The first day the Tories brought O'Learygate up in Question Period, Education Minister Peter Bjornson blathered repeatedly comparing the Filmon government record (he's bad) to his own (I'm good). He wouldn't even address the actual question, when it was raised that the Act was breached and asking what he knew about it. I had nothing to do with it, Filmon bad, we better.

When the Opposition produced a letter sent to Bjornson complaining about the land sales, he claimed he never saw the letter.


When the Opposition produced his written response to the letter writer, which was an embarassing attempt to blow him off, suddenly O'Leary had to start answering his own math questions.
- Like why did the school division buy 30 acres when the school only required 10 at most.
- Like why at least 5 of the lots were sold for a buck, instead of the going rate of $150-200,000.
- Like why the school division was allowed by the vaunted, trusted, Zaidman-led Finance Board, to engage in land speculation and development that was completely, totally and at all times, 100% against the rules.

Sheepishly the minister now admits he was warned by a whistleblower after all - eight months earlier - that the school division was engaged in land speculation. That eight-month delay was just long enought to finish construction, but, well, you know, these things take time to "investigate." And it will take, oh, another 30 days till I can say anything to the House.

At least the whistleblower wasn't slandered, which seems to be a part of any "NDP investigation".

One of Brian O'Leary's biggest defenders in Scandal #1 was NDP MLA Tim Sale, who sang hosannahs about O'Leary's admission that he broke the seal and took out a test. But then we know that Sale has little regard for whistleblowers.

When he was Family Services Minister, a whistleblower tried to warn him about the free-spending by the managers of Hydra House. Sale ordered an "NDP investigation" which found Hydra House - surprise - clean as a hound's tooth.

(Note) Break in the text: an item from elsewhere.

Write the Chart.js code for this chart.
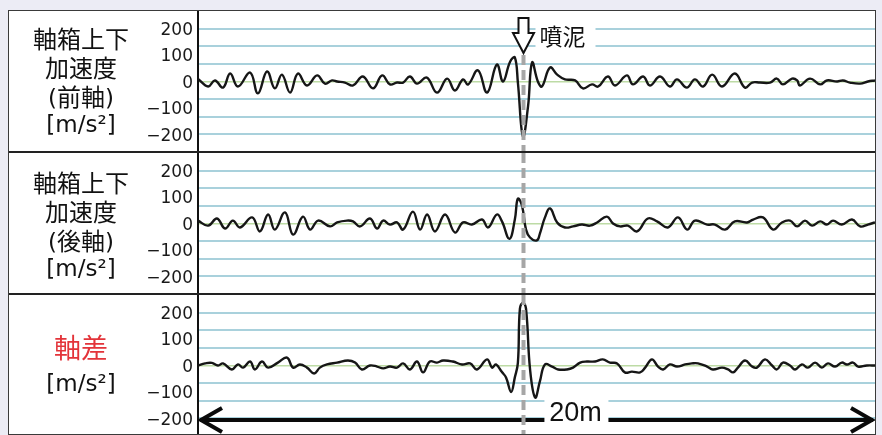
<!DOCTYPE html>
<html>
<head>
<meta charset="utf-8">
<script src="https://cdn.jsdelivr.net/npm/chart.js@4.4.1/dist/chart.umd.min.js"></script>
<style>
  html, body { margin: 0; padding: 0; background: #ececf5; width: 882px; height: 435px; overflow: hidden; }
  #sheet { position: absolute; left: 8px; top: 10px; width: 868px; height: 425px; background: #fff; z-index: 0; }
  #edge { position: absolute; left: 8px; top: 10px; width: 868px; height: 425px; border: 1.5px solid #3a3a3a; box-sizing: border-box; z-index: 2; pointer-events: none; }
  .panel { position: absolute; left: 10px; z-index: 1; }
  .panel canvas { display: block; }
  .rule { position: absolute; left: 8px; width: 868px; height: 2px; background: #222; z-index: 2; }
  .lab { position: absolute; left: 9px; width: 144px; text-align: center; z-index: 3;
         font-family: "DejaVu Sans", "Noto Sans CJK JP", sans-serif; font-size: 23px; line-height: 29px; color: #111; }
  .lab div { height: 29px; white-space: nowrap; }
  .lab .cjk { font-family: "Noto Sans CJK JP", sans-serif; font-size: 24px; }
</style>
</head>
<body>
<div id="sheet"></div>
<div class="panel" style="top:11px"><canvas id="front" width="865" height="141"></canvas></div>
<div class="panel" style="top:153px"><canvas id="rear" width="865" height="141"></canvas></div>
<div class="panel" style="top:295px"><canvas id="diff" width="865" height="141"></canvas></div>
<div class="rule" style="top:151px"></div>
<div class="rule" style="top:293px"></div>
<div id="edge"></div>

<div class="lab" style="top:23px"><div class="cjk">軸箱上下</div><div class="cjk">加速度</div><div>(<span class="cjk">前軸</span>)</div><div>[m/s²]</div></div>
<div class="lab" style="top:167px"><div class="cjk">軸箱上下</div><div class="cjk">加速度</div><div>(<span class="cjk">後軸</span>)</div><div>[m/s²]</div></div>
<div class="lab" style="top:332px;line-height:30px;color:#e3343a"><div class="cjk" style="height:30px;font-size:27px">軸差</div></div>
<div class="lab" style="top:369px"><div>[m/s²]</div></div>

<script>
// Distance along the track [m] and vertical axle-box acceleration [m/s²]
const frontPos = [0.00,0.30,0.50,0.74,0.95,1.18,1.54,1.77,2.04,2.27,
                  2.48,2.72,2.95,3.22,3.52,3.75,3.96,4.11,4.34,4.58,
                  4.87,5.17,5.44,5.67,5.88,6.06,6.26,6.47,6.76,7.06,
                  7.36,7.59,7.83,7.98,8.27,8.54,8.83,9.01,9.22,9.36,
                  9.45,9.60,9.75,9.87,10.04,10.16,10.40,10.61,10.84,11.14,
                  11.37,11.64,11.82,12.11,12.32,12.67,12.85,13.15,13.35,13.65,
                  13.94,14.15,14.44,14.68,14.92,15.19,15.48,15.86,16.16,16.37,
                  16.60,16.90,17.10,17.28,17.55,17.70,17.78,18.08,18.38,18.58,
                  18.88,19.05,19.26,19.56,19.79,20.00];
const frontAcc = [10,-19,4,-23,30,-19,34,-45,38,-26,
                  26,-42,30,-15,23,-8,4,0,-4,-15,
                  19,-26,23,-11,-4,-4,19,-8,15,-42,
                  11,-34,8,-11,42,-42,64,0,75,91,
                  -4,-208,-94,72,0,-19,53,26,8,4,
                  -26,-11,-19,19,-15,23,-11,19,-15,19,
                  -19,8,-23,8,-19,26,-19,30,-23,-4,
                  -4,-4,11,-11,11,4,-15,11,-11,4,
                  0,4,-4,-8,0,4];

const rearPos = [0.00,0.30,0.56,0.80,1.03,1.24,1.60,1.83,2.07,2.27,
                 2.57,2.81,3.10,3.31,3.55,3.90,4.11,4.40,4.58,4.79,
                 5.08,5.29,5.47,5.67,5.88,6.06,6.35,6.56,6.77,7.00,
                 7.30,7.59,7.83,8.09,8.39,8.57,8.83,8.98,9.20,9.36,
                 9.45,9.57,9.69,9.81,10.01,10.10,10.25,10.40,10.61,10.84,
                 11.08,11.34,11.58,11.79,12.08,12.26,12.47,12.70,12.97,13.29,
                 13.56,13.88,14.18,14.45,14.68,15.04,15.27,15.57,15.86,16.22,
                 16.40,16.69,16.99,17.25,17.49,17.70,17.93,18.14,18.38,18.58,
                 18.76,19.02,19.32,19.56,19.79,20.00];
const rearAcc = [11,-8,19,-19,11,-15,23,-30,34,-23,
                 42,-42,26,-23,11,-11,4,11,8,-11,
                 19,-19,11,-4,4,-23,45,-23,34,-30,
                 34,-34,4,-4,15,-15,34,8,-58,15,
                 94,68,-23,-53,-64,-38,23,57,4,-15,
                 -11,-4,-8,4,26,0,-11,-8,-30,19,
                 8,-15,23,-23,11,-4,-4,-23,8,4,
                 15,23,-23,4,11,-11,11,-8,8,-4,
                 11,-4,15,-11,-4,4];

const diffPos = [0.00,0.21,0.41,0.59,0.74,1.00,1.18,1.33,1.54,1.68,
                 1.89,2.07,2.36,2.63,2.81,3.01,3.22,3.43,3.60,3.81,
                 4.11,4.43,4.64,4.84,5.08,5.29,5.47,5.67,5.88,6.06,
                 6.26,6.47,6.65,6.85,7.06,7.24,7.53,7.80,8.04,8.24,
                 8.54,8.69,8.80,8.98,9.10,9.25,9.36,9.45,9.51,9.60,
                 9.69,9.81,9.96,10.10,10.25,10.46,10.64,10.90,11.08,11.29,
                 11.49,11.73,11.96,12.17,12.38,12.61,12.82,13.06,13.21,13.41,
                 13.59,13.74,13.94,14.15,14.39,14.59,14.77,15.04,15.21,15.48,
                 15.66,15.81,15.95,16.16,16.37,16.51,16.75,16.96,17.10,17.28,
                 17.49,17.64,17.84,18.02,18.23,18.43,18.61,18.82,19.02,19.17,
                 19.35,19.50,19.76,20.00];
const diffAcc = [0,8,10,0,8,-15,4,-8,15,-15,
                 15,-8,11,30,-8,4,-8,-30,-8,4,
                 11,19,11,-15,0,-4,-11,-4,-8,8,
                 -15,15,-26,15,11,19,15,4,8,-15,
                 23,-8,4,-25,-45,-100,-45,10,215,238,
                 215,-15,-121,-60,4,-4,-15,-15,-8,11,
                 15,15,23,11,8,-26,-23,-26,-8,23,
                 -4,-15,4,-4,4,8,8,-4,-15,-8,
                 -15,-26,-8,19,-4,-8,23,0,-15,11,
                 0,-15,4,-8,11,-8,8,-4,11,4,
                 11,-4,0,0];

// Axis settings
const xMin = 0, xMax = 20;
const yMin = -266.67, yMax = 266.67;
const yLabelTicks = [-200, -100, 0, 100, 200];
const yGridTicks = [-200, -133.33, -66.67, 0, 66.67, 133.33, 200];

// Annotations
const mudPos = 9.60;          // where the mud pumping (噴泥) spot is
const mudText = '噴泥';
const spanText = '20m';
const spanLabelPos = 11.15;

const GRID_BLUE = '#a9d1dc';
const ZERO_GREEN = '#bddba5';
const allTicks = [...new Set([...yLabelTicks, ...yGridTicks])].sort((a, b) => a - b);

function yAxis() {
  return {
    type: 'linear', position: 'left', min: yMin, max: yMax,
    afterBuildTicks: s => { s.ticks = allTicks.map(v => ({ value: v })); },
    afterFit: s => { s.width = 188; s.paddingTop = 0; s.paddingBottom = 0; },
    ticks: {
      autoSkip: false, padding: 5, labelOffset: 2, color: '#1a1a1a',
      font: { family: '"DejaVu Sans", sans-serif', size: 17 },
      callback: v => yLabelTicks.includes(v) ? (v < 0 ? '\u2212' + Math.abs(v) : String(v)) : ''
    },
    grid: {
      drawTicks: false,
      lineWidth: c => (c.tick && c.tick.value === 0) ? 1.5 : 2,
      color: c => {
        const v = c.tick ? c.tick.value : null;
        if (v === 0) return ZERO_GREEN;
        return yGridTicks.includes(v) ? GRID_BLUE : 'rgba(0,0,0,0)';
      }
    },
    border: { display: true, color: '#111', width: 2 }
  };
}

// Dashed event line, the down arrow with its label, and the 20 m span arrow
const marks = {
  id: 'marks',
  afterDatasetsDraw(chart, args, opts) {
    const { ctx, chartArea: a, scales: { x } } = chart;
    const px = Math.round(x.getPixelForValue(mudPos)) + 0.5;
    ctx.save();

    if (opts.span) {
      const y = a.top + 125;
      ctx.strokeStyle = '#0a0a0a';
      ctx.lineWidth = 4;
      ctx.lineJoin = 'miter';
      ctx.beginPath();
      ctx.moveTo(a.left + 2, y); ctx.lineTo(a.right - 2, y);
      ctx.stroke();
      ctx.beginPath();
      ctx.moveTo(a.left + 24, y - 12); ctx.lineTo(a.left + 3, y); ctx.lineTo(a.left + 24, y + 12);
      ctx.moveTo(a.right - 24, y - 12); ctx.lineTo(a.right - 3, y); ctx.lineTo(a.right - 24, y + 12);
      ctx.stroke();
      const lx = x.getPixelForValue(spanLabelPos);
      ctx.fillStyle = '#fff';
      ctx.fillRect(lx - 31, a.top + 104, 64, 40);
      ctx.fillStyle = '#111';
      ctx.font = '27px "Liberation Sans", Arial, sans-serif';
      ctx.textAlign = 'center';
      ctx.textBaseline = 'middle';
      ctx.fillText(spanText, lx, a.top + 119);
    }

    let dashTop = a.top;
    if (opts.flag) {
      const t = a.top;
      ctx.fillStyle = '#fff';
      ctx.fillRect(px + 12, t + 9, 60, 36);
      ctx.beginPath();
      ctx.moveTo(px - 5, t + 7); ctx.lineTo(px + 5, t + 7); ctx.lineTo(px + 5, t + 22);
      ctx.lineTo(px + 10.5, t + 22); ctx.lineTo(px, t + 42); ctx.lineTo(px - 10.5, t + 22);
      ctx.lineTo(px - 5, t + 22); ctx.closePath();
      ctx.fill();
      ctx.strokeStyle = '#111'; ctx.lineWidth = 2; ctx.lineJoin = 'miter';
      ctx.stroke();
      ctx.fillStyle = '#111';
      ctx.font = '23px "Noto Sans CJK JP", sans-serif';
      ctx.textAlign = 'left';
      ctx.textBaseline = 'middle';
      ctx.fillText(mudText, px + 16, t + 25);
      dashTop = t + 44;
    }

    ctx.strokeStyle = '#a6a6a6';
    ctx.lineWidth = 4;
    ctx.setLineDash([10, 5]);
    ctx.beginPath();
    ctx.moveTo(px, dashTop); ctx.lineTo(px, a.bottom);
    ctx.stroke();
    ctx.restore();
  }
};

function panel(id, pos, acc, markOpts) {
  return new Chart(document.getElementById(id), {
    type: 'line',
    data: {
      datasets: [{
        data: pos.map((p, i) => ({ x: p, y: acc[i] })),
        borderColor: '#161616', borderWidth: 2.4,
        pointRadius: 0, tension: 0.42, fill: false
      }]
    },
    options: {
      responsive: false, animation: false, events: [],
      layout: { padding: 0, autoPadding: false },
      plugins: { legend: { display: false }, tooltip: { enabled: false }, marks: markOpts },
      scales: {
        x: { type: 'linear', min: xMin, max: xMax, display: false },
        y: yAxis()
      }
    },
    plugins: [marks]
  });
}

panel('front', frontPos, frontAcc, { flag: true });
panel('rear', rearPos, rearAcc, {});
panel('diff', diffPos, diffAcc, { span: true });
</script>
</body>
</html>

Sale then stood up in the Legislature, praised Hydra House management to the heavens, and demeaned the whistleblower as a "disgruntled former employee".

But then, two years later, an independent investigation by the provincial auditor confirmed every one of the whistleblower's allegations about financial irregularities. Every One.

To which Tim Sale said: Oh those allegations; we didn't look at those allegations, we looked at the other allegations, didn't we tell you how we limited our "investigation?" And hey - it was Gary Filmon's fault !

Maybe Gary Doer's investigation of O'Learygate will be broader and more thorough than how Tim Sale conducts his "investigations." Or how seriously Bjornson took the complaint about taxpayers money being illegally gambled with in the first place.

Unfortunately we can't expect him to look too closely into that post-socialism branch of economics called New Democronomics.
That's where an NDP government:

  • pays twice for the same houses (Hydra House)
  • pays $3 million for a movie studio once offered for $1 (Prairie Production Centre)
  • collects $1 for land worth hundreds of thousands of dollars (Swinford Park)

This spring the practitioners of this exotic branch of economics were open extra hours, just like HR Block. The total cost for Hydra House - well the management conveniently didn't have receipts for many expenditures, so we will never know.

The PPC deal---with no business plan showing it can even break even, the sky's the limit.

And as for O'Learygate, the school division admits they made $700,000. But the money wan't used to keep the tax rate down, so where did it go? Will the Division be required to forfeit the profits of their illegal venture just like any other illegal business deal?